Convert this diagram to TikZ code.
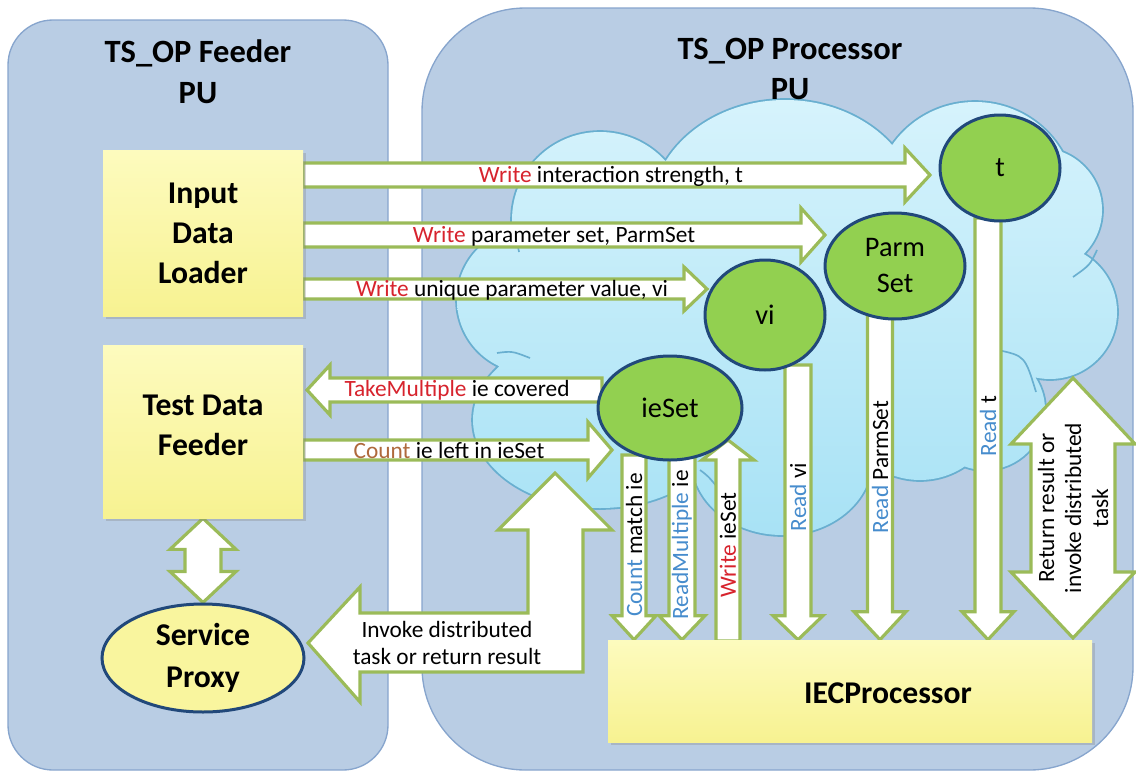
\documentclass[tikz,border=0pt]{standalone}
\usepackage{fontspec}
\setmainfont{Carlito}
\usetikzlibrary{shapes.geometric,shadows,calc}

\definecolor{panelfill}{RGB}{185,205,228}
\definecolor{panelline}{RGB}{135,165,205}
\definecolor{cloudtop}{RGB}{214,243,252}
\definecolor{cloudbot}{RGB}{168,226,245}
\definecolor{cloudline}{RGB}{105,175,208}
\definecolor{arrowgreen}{RGB}{155,187,89}
\definecolor{nodegreen}{RGB}{146,208,80}
\definecolor{nodeblue}{RGB}{33,72,122}
\definecolor{yelltop}{RGB}{253,251,190}
\definecolor{yellbot}{RGB}{247,242,145}
\definecolor{opred}{RGB}{215,35,45}
\definecolor{opblue}{RGB}{70,140,205}
\definecolor{opbrown}{RGB}{175,105,60}

\pgfdeclarelayer{back}
\pgfdeclarelayer{mid}
\pgfsetlayers{back,mid,main}

% point #1 along and #2 across the axis of a block arrow (used inside let)
\newcommand\axpt[2]{({\x1+(#1)*\n2-(#2)*\n3},{\y1+(#1)*\n3+(#2)*\n2})}

% the cloud as a union of bumps
\newcommand\cloudpath{(600,220) circle[radius=88] (530,300) circle[radius=73]
  (600,420) ellipse[x radius=127,y radius=88] (785,215) ellipse[x radius=135,y radius=115]
  (975,200) ellipse[x radius=100,y radius=98] (1040,210) circle[radius=62]
  (1050,312) circle[radius=67] (985,410) circle[radius=60] (920,400) circle[radius=80]
  (782,460) ellipse[x radius=90,y radius=75] (790,320) ellipse[x radius=260,y radius=170]}

\tikzset{
  panel/.style={fill=panelfill, draw=panelline, line width=0.8pt},
  headtxt/.style={font=\bfseries\fontsize{19.5}{24.5}\selectfont, align=center, inner sep=0pt},
  ybox/.style={rectangle, top color=yelltop, bottom color=yellbot, inner sep=0pt,
    drop shadow={opacity=0.3, shadow xshift=1.8pt, shadow yshift=-1.8pt},
    font=\bfseries\fontsize{19}{24}\selectfont, align=center},
  boxtxt/.style={font=\bfseries\fontsize{19}{24}\selectfont, align=center, inner sep=0pt},
  store/.style={ellipse, fill=nodegreen, draw=nodeblue, line width=1.8pt, inner sep=0pt,
    font=\fontsize{17}{21.6}\selectfont, align=center},
  proxy/.style={ellipse, fill=yellbot!70!yelltop, draw=nodeblue, line width=1.8pt, inner sep=0pt,
    font=\bfseries\fontsize{19}{25}\selectfont, align=center},
  lbl/.style={font=\fontsize{14}{16.2}\selectfont, inner sep=0pt, align=center},
  barrow/.style={fill=white, draw=arrowgreen, line width=1.9pt, line join=miter},
  % single block arrow: half shaft width, half head width, head length (px)
  sblk/.style n args={3}{to path={
    let \p1=(\tikztostart), \p2=(\tikztotarget),
        \n1={abs(\x2-\x1)+abs(\y2-\y1)},
        \n2={(\x2-\x1)/\n1}, \n3={(\y2-\y1)/\n1},
        \n4={#1*0.6}, \n5={#2*0.6}, \n6={\n1-#3*0.6}
    in \axpt{0}{\n4} -- \axpt{\n6}{\n4} -- \axpt{\n6}{\n5} -- \axpt{\n1}{0}
       -- \axpt{\n6}{-\n5} -- \axpt{\n6}{-\n4} -- \axpt{0}{-\n4} -- cycle}},
  % double block arrow
  dblk/.style n args={3}{to path={
    let \p1=(\tikztostart), \p2=(\tikztotarget),
        \n1={abs(\x2-\x1)+abs(\y2-\y1)},
        \n2={(\x2-\x1)/\n1}, \n3={(\y2-\y1)/\n1},
        \n4={#1*0.6}, \n5={#2*0.6}, \n6={\n1-#3*0.6}, \n7={#3*0.6}
    in \axpt{0}{0} -- \axpt{\n7}{\n5} -- \axpt{\n7}{\n4} -- \axpt{\n6}{\n4}
       -- \axpt{\n6}{\n5} -- \axpt{\n1}{0} -- \axpt{\n6}{-\n5} -- \axpt{\n6}{-\n4}
       -- \axpt{\n7}{-\n4} -- \axpt{\n7}{-\n5} -- cycle}},
}

\begin{document}
\begin{tikzpicture}[x=0.6pt,y=-0.6pt]
\useasboundingbox (0,0) rectangle (1136,774);

% processing units and the space cloud
\begin{pgfonlayer}{back}
  \draw[panel, rounded corners=27pt] (8,20) rectangle (388,770);
  \draw[panel, rounded corners=62pt] (422,8) rectangle (1133,770);
  \draw[draw=cloudline, line width=2.2pt] \cloudpath;
  \shade[top color=cloudtop, bottom color=cloudbot] \cloudpath;
  \draw[cloudline, line width=1pt]
    (1097,250) .. controls (1090,265) .. (1073,277)
    (497,353) .. controls (512,351) .. (530,358)
    (998,350) .. controls (1025,356) .. (1036,392)
    (700,470) .. controls (708,476) .. (718,488)
    (517,226) .. controls (516,236) .. (519,252);
\end{pgfonlayer}

\node[headtxt] (hfeed) at (198,72) {TS\_OP Feeder\\PU};
\node[headtxt] (hproc) at (790,69) {TS\_OP Processor\\PU};

% components
\node[ybox, minimum width=120pt, minimum height=99.6pt] (idl) at (203,233) {Input\\Data\\Loader};
\node[ybox, minimum width=120pt, minimum height=103.8pt] (tdf) at (203,431.5) {};
\node[boxtxt] (tdftxt) at (203,425) {Test Data\\Feeder};
\node[proxy, minimum width=121.2pt, minimum height=64.8pt] (sp) at (203,658) {Service\\Proxy};
\node[ybox, minimum width=290.4pt, minimum height=61.2pt] (iec) at (850,691) {};
\node[boxtxt] (iectxt) at (888,693) {IECProcessor};

\node[store, minimum width=86.4pt, minimum height=62.4pt] (ieset) at (670,408) {ieSet};
\node[store, minimum width=72pt, minimum height=66pt] (vi) at (765,315) {vi};
\node[store, minimum width=84pt, minimum height=63.6pt] (parm) at (895,266) {Parm\\Set};
\node[store, minimum width=72pt, minimum height=63.6pt] (tnode) at (1000,168) {t};

% arrow end points
\coordinate (w1s) at (303,175);  \coordinate (w1e) at (930,175);
\coordinate (w2s) at (303,235);  \coordinate (w2e) at (825,235);
\coordinate (w3s) at (303,289);  \coordinate (w3e) at (707,289);
\coordinate (tms) at (602,390);  \coordinate (tme) at (307,390);
\coordinate (cls) at (303,450);  \coordinate (cle) at (612,450);
\coordinate (cms) at (634,455);
\coordinate (rms) at (682,455);
\coordinate (wis) at (728,641);  \coordinate (wie) at (728,440);
\coordinate (rvs) at (798,365);
\coordinate (rps) at (880,315);
\coordinate (rts) at (988,218);
\coordinate (rrs) at (1073,378); \coordinate (rre) at (1073,638);
\coordinate (ltip) at (308,643);

\begin{pgfonlayer}{mid}
  \draw[barrow] (w1s) to[sblk={12}{27}{25}] (w1e);
  \draw[barrow] (w2s) to[sblk={12}{27}{24}] (w2e);
  \draw[barrow] (w3s) to[sblk={10}{22}{23}] (w3e);
  \draw[barrow] (tms) to[sblk={12}{25}{23}] (tme);
  \draw[barrow] (cls) to[sblk={10}{28}{24}] (cle);
  \draw[barrow] (cms) to[sblk={12}{22}{24}] (cms |- iec.north);
  \draw[barrow] (rms) to[sblk={13}{23}{24}] (rms |- iec.north);
  \draw[barrow] (wis) to[sblk={12}{26}{20}] (wie);
  \draw[barrow] (rvs) to[sblk={13}{25}{24}] (rvs |- iec.north);
  \draw[barrow] (rps) to[sblk={12.5}{26}{28}] (rps |- iec.north);
  \draw[barrow] (rts) to[sblk={13}{26}{28}] (rts |- iec.north);
  \draw[barrow] (rrs) to[dblk={42}{62}{66}] (rre);
  \draw[barrow] (tdf.south) to[dblk={18}{33}{31}] (sp.north);
  \draw[barrow] (ltip) -- (360,587) -- (360,613) -- (528,613) -- (528,530) -- (498,530)
    -- (555,473) -- (612,530) -- (583,530) -- (583,672) -- (360,672) -- (360,702) -- cycle;
\end{pgfonlayer}

% arrow labels
\node[lbl] (lw1) at (611,176) {\textcolor{opred}{Write} interaction strength, t};
\node[lbl] (lw2) at (554,236) {\textcolor{opred}{Write} parameter set, ParmSet};
\node[lbl] (lw3) at (512,290) {\textcolor{opred}{Write} unique parameter value, vi};
\node[lbl] (ltm) at (457,390) {\textcolor{opred}{TakeMultiple} ie covered};
\node[lbl] (lcl) at (449,450) {\textcolor{opbrown}{Count} ie left in ieSet};
\node[lbl] (linv) at (447,643) {Invoke distributed\\task or return result};
\node[lbl, rotate=90] (lcm) at (634,545) {\textcolor{opblue}{Count} match ie};
\node[lbl, rotate=90] (lrm) at (682,545) {\textcolor{opblue}{ReadMultiple} ie};
\node[lbl, rotate=90] (lwi) at (728,545) {\textcolor{opred}{Write} ieSet};
\node[lbl, rotate=90] (lrv) at (798,497) {\textcolor{opblue}{Read} vi};
\node[lbl, rotate=90] (lrp) at (880,467) {\textcolor{opblue}{Read} ParmSet};
\node[lbl, rotate=90] (lrt) at (988,426) {\textcolor{opblue}{Read} t};
\node[lbl, rotate=90] (lrr) at (1073,508) {Return result or\\invoke distributed\\task};
\end{tikzpicture}
\end{document}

•••

== DIRECTIONS FOR THIS TASK ==
Every line from the start of the listing above through the line with "(782,460) ellipse[x radius=90,y" should be repeated exactly; skip the pictures and add nothing else.

== THE REPLY ==
Convert this diagram to TikZ code.
\documentclass[tikz,border=0pt]{standalone}
\usepackage{fontspec}
\setmainfont{Carlito}
\usetikzlibrary{shapes.geometric,shadows,calc}

\definecolor{panelfill}{RGB}{185,205,228}
\definecolor{panelline}{RGB}{135,165,205}
\definecolor{cloudtop}{RGB}{214,243,252}
\definecolor{cloudbot}{RGB}{168,226,245}
\definecolor{cloudline}{RGB}{105,175,208}
\definecolor{arrowgreen}{RGB}{155,187,89}
\definecolor{nodegreen}{RGB}{146,208,80}
\definecolor{nodeblue}{RGB}{33,72,122}
\definecolor{yelltop}{RGB}{253,251,190}
\definecolor{yellbot}{RGB}{247,242,145}
\definecolor{opred}{RGB}{215,35,45}
\definecolor{opblue}{RGB}{70,140,205}
\definecolor{opbrown}{RGB}{175,105,60}

\pgfdeclarelayer{back}
\pgfdeclarelayer{mid}
\pgfsetlayers{back,mid,main}

% point #1 along and #2 across the axis of a block arrow (used inside let)
\newcommand\axpt[2]{({\x1+(#1)*\n2-(#2)*\n3},{\y1+(#1)*\n3+(#2)*\n2})}

% the cloud as a union of bumps
\newcommand\cloudpath{(600,220) circle[radius=88] (530,300) circle[radius=73]
  (600,420) ellipse[x radius=127,y radius=88] (785,215) ellipse[x radius=135,y radius=115]
  (975,200) ellipse[x radius=100,y radius=98] (1040,210) circle[radius=62]
  (1050,312) circle[radius=67] (985,410) circle[radius=60] (920,400) circle[radius=80]
  (782,460) ellipse[x radius=90,y radius=75] (790,320) ellipse[x radius=260,y radius=170]}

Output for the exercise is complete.